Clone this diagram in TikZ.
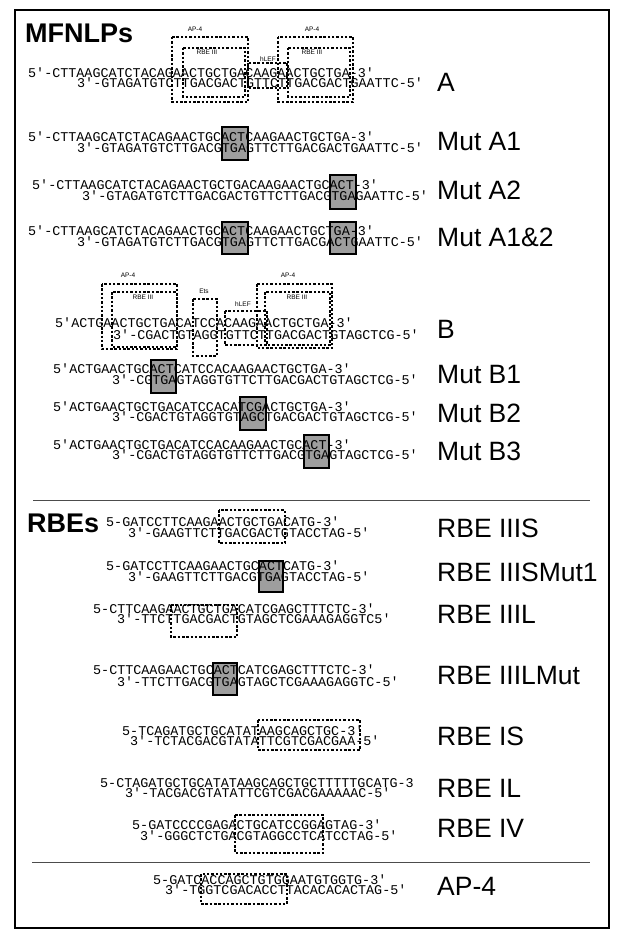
\documentclass[tikz,border=0pt]{standalone}
\usepackage{fontspec}
\setmainfont{Liberation Sans}
\newfontfamily\seqfont{Liberation Mono}
\begin{document}
\begin{tikzpicture}[x=1pt,y=-1pt,
  seq/.style={font=\seqfont\fontsize{13.4}{14}\selectfont,inner sep=0pt,anchor=west},
  lab/.style={font=\fontsize{26.5}{28}\selectfont,inner sep=0pt,anchor=west},
  ttl/.style={font=\bfseries\fontsize{27}{28}\selectfont,inner sep=0pt,anchor=west},
  sm/.style={font=\fontsize{6.5}{7}\selectfont,inner sep=0pt},
  dbox/.style={draw,dashed,dash pattern=on 2.5pt off 1.8pt,line width=1.1pt},
  gbox/.style={draw,line width=1.3pt,fill=black!38}]
\useasboundingbox (0,0) rectangle (625,939);
\draw[line width=1.3pt] (15,10) rectangle (609,928);
\draw[line width=0.6pt,black!70] (33,500) -- (590,500);
\draw[line width=0.6pt,black!70] (32,862) -- (590,862);
\node[ttl] (t1) at (25,33) {MFNLPs};
\node[ttl] (t2) at (27,523) {RBEs};
% mutation boxes
\draw[gbox] (222,127) rectangle (248,160);
\draw[gbox] (330,175) rectangle (356,209);
\draw[gbox] (222,222) rectangle (248,254);
\draw[gbox] (330,222) rectangle (356,254);
\draw[gbox] (151,360) rectangle (176,393);
\draw[gbox] (240,397) rectangle (266,430);
\draw[gbox] (304,435) rectangle (329,468);
\draw[gbox] (259,561) rectangle (283,592);
\draw[gbox] (213,663) rectangle (237,695);
% A
\node[seq] (a1) at (28,73) {5'-CTTAAGCATCTACAGAACTGCTGACAAGAACTGCTGA-3'};
\node[seq] (a2) at (77,83) {3'-GTAGATGTCTTGACGACTGTTCTTGACGACTGAATTC-5'};
\draw[dbox] (172,37) rectangle (248,102);
\draw[dbox] (183,48) rectangle (245,97);
\draw[dbox] (248,63) rectangle (287,88);
\draw[dbox] (278,37) rectangle (353,102);
\draw[dbox] (288,48) rectangle (350,97);
\node[sm] (ap1) at (195,29) {AP-4};
\node[sm] (ap2) at (312,29) {AP-4};
\node[sm] (r1) at (207,52) {RBE III};
\node[sm] (r2) at (312,52) {RBE III};
\node[sm] (h1) at (268,59) {hLEF};
\node[lab] (LA) at (437,82) {A};
% A1
\node[seq] (m1a) at (28,137) {5'-CTTAAGCATCTACAGAACTGCACTCAAGAACTGCTGA-3'};
\node[seq] (m1b) at (77,148) {3'-GTAGATGTCTTGACGTGAGTTCTTGACGACTGAATTC-5'};
\node[lab] (L1) at (437,142) {Mut A1};
\node[seq] (m2a) at (32,185) {5'-CTTAAGCATCTACAGAACTGCTGACAAGAACTGCACT-3'};
\node[seq] (m2b) at (82,196) {3'-GTAGATGTCTTGACGACTGTTCTTGACGTGAGAATTC-5'};
\node[lab] (L2) at (437,190) {Mut A2};
\node[seq] (m3a) at (28,231) {5'-CTTAAGCATCTACAGAACTGCACTCAAGAACTGCTGA-3'};
\node[seq] (m3b) at (77,242) {3'-GTAGATGTCTTGACGTGAGTTCTTGACGACTGAATTC-5'};
\node[lab] (L3) at (437,237) {Mut A1\&2};
% B
\node[seq] (b1) at (55,323) {5'ACTGAACTGCTGACATCCACAAGAACTGCTGA-3'};
\node[seq] (b2) at (113,335) {3'-CGACTGTAGGTGTTCTTGACGACTGTAGCTCG-5'};
\draw[dbox] (102,284) rectangle (177,349);
\draw[dbox] (112,292) rectangle (177,347);
\draw[dbox] (193,299) rectangle (217,356);
\draw[dbox] (225,311) rectangle (267,345);
\draw[dbox] (257,284) rectangle (332,348);
\draw[dbox] (265,292) rectangle (330,345);
\node[sm] (bp1) at (128,275) {AP-4};
\node[sm] (bp2) at (288,275) {AP-4};
\node[sm] (br1) at (143,297) {RBE III};
\node[sm] (br2) at (297,297) {RBE III};
\node[sm] (be) at (204,291) {Ets};
\node[sm] (bh) at (243,304) {hLEF};
\node[lab] (LB) at (437,329) {B};
\node[seq] (n1a) at (53,369) {5'ACTGAACTGCACTCATCCACAAGAACTGCTGA-3'};
\node[seq] (n1b) at (112,380) {3'-CGTGAGTAGGTGTTCTTGACGACTGTAGCTCG-5'};
\node[lab] (LB1) at (437,375) {Mut B1};
\node[seq] (n2a) at (53,407) {5'ACTGAACTGCTGACATCCACATCGACTGCTGA-3'};
\node[seq] (n2b) at (112,417) {3'-CGACTGTAGGTGTAGCTGACGACTGTAGCTCG-5'};
\node[lab] (LB2) at (437,413) {Mut B2};
\node[seq] (n3a) at (53,445) {5'ACTGAACTGCTGACATCCACAAGAACTGCACT-3'};
\node[seq] (n3b) at (112,455) {3'-CGACTGTAGGTGTTCTTGACGTGAGTAGCTCG-5'};
\node[lab] (LB3) at (437,451) {Mut B3};
% RBEs
\node[seq] (s1a) at (106,522) {5-GATCCTTCAAGAACTGCTGACATG-3'};
\node[seq] (s1b) at (128,533) {3'-GAAGTTCTTGACGACTGTACCTAG-5'};
\draw[dbox] (219,510) rectangle (285,543);
\node[lab] (R1) at (437,528) {RBE IIIS};
\node[seq] (s2a) at (106,566) {5-GATCCTTCAAGAACTGCACTCATG-3'};
\node[seq] (s2b) at (128,577) {3'-GAAGTTCTTGACGTGAGTACCTAG-5'};
\node[lab] (R2) at (437,572) {RBE IIISMut1};
\node[seq] (s3a) at (93,609) {5-CTTCAAGAACTGCTGACATCGAGCTTTCTC-3'};
\node[seq] (s3b) at (117,619) {3'-TTCTTGACGACTGTAGCTCGAAAGAGGTC5'};
\draw[dbox] (171,605) rectangle (237,637);
\node[lab] (R3) at (437,614) {RBE IIIL};
\node[seq] (s4a) at (93,670) {5-CTTCAAGAACTGCACTCATCGAGCTTTCTC-3'};
\node[seq] (s4b) at (117,682) {3'-TTCTTGACGTGAGTAGCTCGAAAGAGGTC-5'};
\node[lab] (R4) at (437,676) {RBE IIILMut};
\node[seq] (s5a) at (122,731) {5-TCAGATGCTGCATATAAGCAGCTGC-3'};
\node[seq] (s5b) at (130,741) {3'-TCTACGACGTATATTCGTCGACGAA-5'};
\draw[dbox] (258,720) rectangle (360,750);
\node[lab] (R5) at (437,736) {RBE IS};
\node[seq] (s6a) at (100,783) {5-CTAGATGCTGCATATAAGCAGCTGCTTTTTGCATG-3};
\node[seq] (s6b) at (125,793) {3'-TACGACGTATATTCGTCGACGAAAAAC-5'};
\node[lab] (R6) at (437,788) {RBE IL};
\node[seq] (s7a) at (132,825) {5-GATCCCCGAGACTGCATCCGGAGTAG-3'};
\node[seq] (s7b) at (140,836) {3'-GGGCTCTGACGTAGGCCTCATCCTAG-5'};
\draw[dbox] (235,815) rectangle (323,853);
\node[lab] (R7) at (437,828) {RBE IV};
\node[seq] (p1) at (153,880) {5-GATCACCAGCTGTGGAATGTGGTG-3'};
\node[seq] (p2) at (165,890) {3'-TGGTCGACACCTTACACACACTAG-5'};
\draw[dbox] (201,874) rectangle (287,904);
\node[lab] (R8) at (437,886) {AP-4};
\end{tikzpicture}
\end{document}
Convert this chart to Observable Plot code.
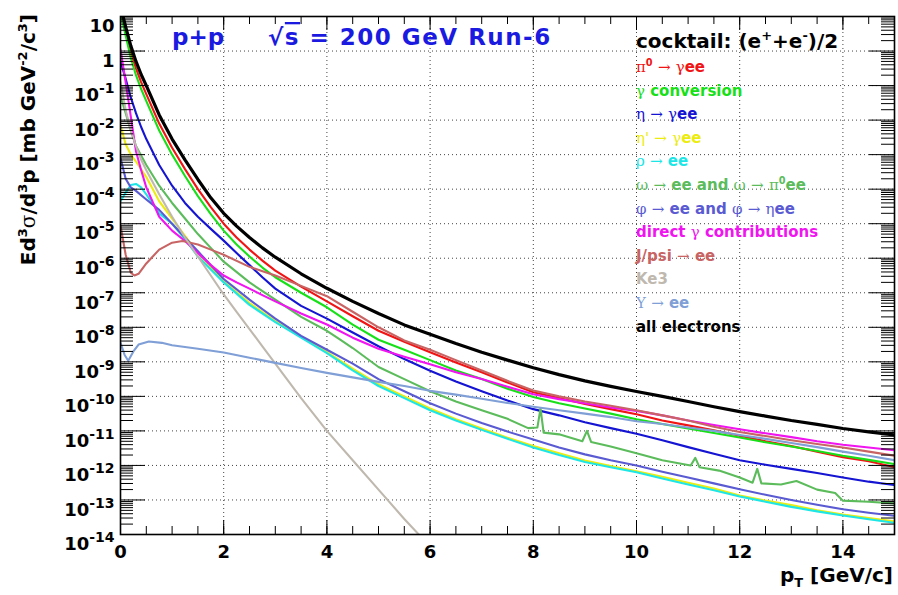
==============================
THE TASK → Leave out every picture and copy the rest of the records exactly.

EXERCISE SOLUTION →
Clone this diagram in TikZ.
\documentclass[tikz,border=0pt]{standalone}
\usepackage{fontspec}
\setmainfont{Liberation Sans}
\newfontfamily\seqfont{Liberation Mono}
\begin{document}
\begin{tikzpicture}[x=1pt,y=-1pt,
  seq/.style={font=\seqfont\fontsize{13.4}{14}\selectfont,inner sep=0pt,anchor=west},
  lab/.style={font=\fontsize{26.5}{28}\selectfont,inner sep=0pt,anchor=west},
  ttl/.style={font=\bfseries\fontsize{27}{28}\selectfont,inner sep=0pt,anchor=west},
  sm/.style={font=\fontsize{6.5}{7}\selectfont,inner sep=0pt},
  dbox/.style={draw,dashed,dash pattern=on 2.5pt off 1.8pt,line width=1.1pt},
  gbox/.style={draw,line width=1.3pt,fill=black!38}]
\useasboundingbox (0,0) rectangle (625,939);
\draw[line width=1.3pt] (15,10) rectangle (609,928);
\draw[line width=0.6pt,black!70] (33,500) -- (590,500);
\draw[line width=0.6pt,black!70] (32,862) -- (590,862);
\node[ttl] (t1) at (25,33) {MFNLPs};
\node[ttl] (t2) at (27,523) {RBEs};
% mutation boxes
\draw[gbox] (222,127) rectangle (248,160);
\draw[gbox] (330,175) rectangle (356,209);
\draw[gbox] (222,222) rectangle (248,254);
\draw[gbox] (330,222) rectangle (356,254);
\draw[gbox] (151,360) rectangle (176,393);
\draw[gbox] (240,397) rectangle (266,430);
\draw[gbox] (304,435) rectangle (329,468);
\draw[gbox] (259,561) rectangle (283,592);
\draw[gbox] (213,663) rectangle (237,695);
% A
\node[seq] (a1) at (28,73) {5'-CTTAAGCATCTACAGAACTGCTGACAAGAACTGCTGA-3'};
\node[seq] (a2) at (77,83) {3'-GTAGATGTCTTGACGACTGTTCTTGACGACTGAATTC-5'};
\draw[dbox] (172,37) rectangle (248,102);
\draw[dbox] (183,48) rectangle (245,97);
\draw[dbox] (248,63) rectangle (287,88);
\draw[dbox] (278,37) rectangle (353,102);
\draw[dbox] (288,48) rectangle (350,97);
\node[sm] (ap1) at (195,29) {AP-4};
\node[sm] (ap2) at (312,29) {AP-4};
\node[sm] (r1) at (207,52) {RBE III};
\node[sm] (r2) at (312,52) {RBE III};
\node[sm] (h1) at (268,59) {hLEF};
\node[lab] (LA) at (437,82) {A};
% A1
\node[seq] (m1a) at (28,137) {5'-CTTAAGCATCTACAGAACTGCACTCAAGAACTGCTGA-3'};
\node[seq] (m1b) at (77,148) {3'-GTAGATGTCTTGACGTGAGTTCTTGACGACTGAATTC-5'};
\node[lab] (L1) at (437,142) {Mut A1};
\node[seq] (m2a) at (32,185) {5'-CTTAAGCATCTACAGAACTGCTGACAAGAACTGCACT-3'};
\node[seq] (m2b) at (82,196) {3'-GTAGATGTCTTGACGACTGTTCTTGACGTGAGAATTC-5'};
\node[lab] (L2) at (437,190) {Mut A2};
\node[seq] (m3a) at (28,231) {5'-CTTAAGCATCTACAGAACTGCACTCAAGAACTGCTGA-3'};
\node[seq] (m3b) at (77,242) {3'-GTAGATGTCTTGACGTGAGTTCTTGACGACTGAATTC-5'};
\node[lab] (L3) at (437,237) {Mut A1\&2};
% B
\node[seq] (b1) at (55,323) {5'ACTGAACTGCTGACATCCACAAGAACTGCTGA-3'};
\node[seq] (b2) at (113,335) {3'-CGACTGTAGGTGTTCTTGACGACTGTAGCTCG-5'};
\draw[dbox] (102,284) rectangle (177,349);
\draw[dbox] (112,292) rectangle (177,347);
\draw[dbox] (193,299) rectangle (217,356);
\draw[dbox] (225,311) rectangle (267,345);
\draw[dbox] (257,284) rectangle (332,348);
\draw[dbox] (265,292) rectangle (330,345);
\node[sm] (bp1) at (128,275) {AP-4};
\node[sm] (bp2) at (288,275) {AP-4};
\node[sm] (br1) at (143,297) {RBE III};
\node[sm] (br2) at (297,297) {RBE III};
\node[sm] (be) at (204,291) {Ets};
\node[sm] (bh) at (243,304) {hLEF};
\node[lab] (LB) at (437,329) {B};
\node[seq] (n1a) at (53,369) {5'ACTGAACTGCACTCATCCACAAGAACTGCTGA-3'};
\node[seq] (n1b) at (112,380) {3'-CGTGAGTAGGTGTTCTTGACGACTGTAGCTCG-5'};
\node[lab] (LB1) at (437,375) {Mut B1};
\node[seq] (n2a) at (53,407) {5'ACTGAACTGCTGACATCCACATCGACTGCTGA-3'};
\node[seq] (n2b) at (112,417) {3'-CGACTGTAGGTGTAGCTGACGACTGTAGCTCG-5'};
\node[lab] (LB2) at (437,413) {Mut B2};
\node[seq] (n3a) at (53,445) {5'ACTGAACTGCTGACATCCACAAGAACTGCACT-3'};
\node[seq] (n3b) at (112,455) {3'-CGACTGTAGGTGTTCTTGACGTGAGTAGCTCG-5'};
\node[lab] (LB3) at (437,451) {Mut B3};
% RBEs
\node[seq] (s1a) at (106,522) {5-GATCCTTCAAGAACTGCTGACATG-3'};
\node[seq] (s1b) at (128,533) {3'-GAAGTTCTTGACGACTGTACCTAG-5'};
\draw[dbox] (219,510) rectangle (285,543);
\node[lab] (R1) at (437,528) {RBE IIIS};
\node[seq] (s2a) at (106,566) {5-GATCCTTCAAGAACTGCACTCATG-3'};
\node[seq] (s2b) at (128,577) {3'-GAAGTTCTTGACGTGAGTACCTAG-5'};
\node[lab] (R2) at (437,572) {RBE IIISMut1};
\node[seq] (s3a) at (93,609) {5-CTTCAAGAACTGCTGACATCGAGCTTTCTC-3'};
\node[seq] (s3b) at (117,619) {3'-TTCTTGACGACTGTAGCTCGAAAGAGGTC5'};
\draw[dbox] (171,605) rectangle (237,637);
\node[lab] (R3) at (437,614) {RBE IIIL};
\node[seq] (s4a) at (93,670) {5-CTTCAAGAACTGCACTCATCGAGCTTTCTC-3'};
\node[seq] (s4b) at (117,682) {3'-TTCTTGACGTGAGTAGCTCGAAAGAGGTC-5'};
\node[lab] (R4) at (437,676) {RBE IIILMut};
\node[seq] (s5a) at (122,731) {5-TCAGATGCTGCATATAAGCAGCTGC-3'};
\node[seq] (s5b) at (130,741) {3'-TCTACGACGTATATTCGTCGACGAA-5'};
\draw[dbox] (258,720) rectangle (360,750);
\node[lab] (R5) at (437,736) {RBE IS};
\node[seq] (s6a) at (100,783) {5-CTAGATGCTGCATATAAGCAGCTGCTTTTTGCATG-3};
\node[seq] (s6b) at (125,793) {3'-TACGACGTATATTCGTCGACGAAAAAC-5'};
\node[lab] (R6) at (437,788) {RBE IL};
\node[seq] (s7a) at (132,825) {5-GATCCCCGAGACTGCATCCGGAGTAG-3'};
\node[seq] (s7b) at (140,836) {3'-GGGCTCTGACGTAGGCCTCATCCTAG-5'};
\draw[dbox] (235,815) rectangle (323,853);
\node[lab] (R7) at (437,828) {RBE IV};
\node[seq] (p1) at (153,880) {5-GATCACCAGCTGTGGAATGTGGTG-3'};
\node[seq] (p2) at (165,890) {3'-TGGTCGACACCTTACACACACTAG-5'};
\draw[dbox] (201,874) rectangle (287,904);
\node[lab] (R8) at (437,886) {AP-4};
\end{tikzpicture}
\end{document}
Convert this chart to Observable Plot code.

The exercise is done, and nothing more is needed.